Proprietorship of the Baldur Bookshop, Richmond, a Surrey landmark over which he had autocratically presided since 1936, had brought him in touch with a fair number of distinguished figures in all walks of life on whom he was prepared to discourse in the most genial and entertaining manner imaginable.
At Lord's, as an MCC member, he occupied a favoured seat in front of the pavilion on the Tavern side. Here, a raincoat of unambitious cut concealed an oppositionally dashing ensemble: lemon-yellow jacket, sharply pressed trousers. Hands were rested on a walking-cane. Snow-white hair, such as there was, was trimmed monthly by Trumper's of Curzon Street, where aristocratic gossip was enthusiastically garnered. As much as the game in progress, Barton enjoyed observing his fellow members, not all of them - despite the club's exclusive reputation among those who have never spent a day at "Headquarters" - possessed of a similar suavity to his own: whom as they passed before him he would adroitly and perceptively pigeonhole with characters from his favourite novelists, Dickens, Thackeray, Henry Green, Anthony Powell.
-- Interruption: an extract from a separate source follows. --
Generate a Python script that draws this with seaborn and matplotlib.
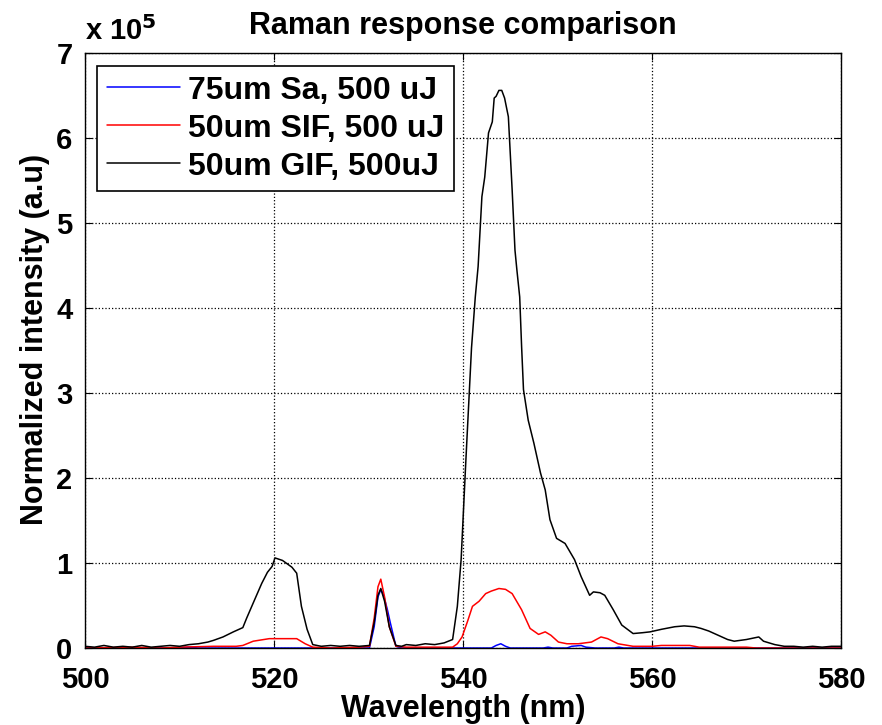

Fading eyesight was eventually to rob him of the pleasures of the summer game, an affliction he bore with stoicism and great good-humour. "Tell me," he asked one day as he fruitlessly raked the field of play with his binoculars. "Who's batting?" I supplied the name of the two batsmen at the wicket. "No, no. With the greatest possible respect: which team?"
Eric Barton was born in 1909 at Kew, the area of London he was to inhabit all his life, and was educated at Battersea Grammar School and University College London. Aged 18, he went to work for a publisher. Later he did a stint with the antiquarian firm of Dulau & Co, eventually setting up first in partnership, then, as befitted his independent spirit, on his own.
After the Second World War, in which, excused from front-line service because of a perforated eardrum, he served with the Royal Army Medical Corps, shortage of capital deprived him of a distinguished library of French books which might have changed the course of his bookselling career. Yet with the ephemeral treasures he did market - the comic postcard, the children's book, the memorabilia of murder (he was a Jack the Ripper buff as well as an authority on the acid-bath murderer, John George Haig) - he had a closer affinity than with the grander, more mainstream, expensive landmarks of the printer's art.
This concentration on minutiae did not blind him to the necessity for public action on two important literary fronts: the preservation for the nation of Dylan Thomas's boathouse at Laugharne; and the erection of an LCC plaque on the Tite Street house of Oscar Wilde. Both enterprises were crowned with success.
Timothy d'Arch Smith
Eric William Wild Barton, bookseller: born Kew, Surrey 7 May 1909; married 1948 Irina Rowlands-Wisbeach (two sons, and one daughter deceased); died London 21 May 1997.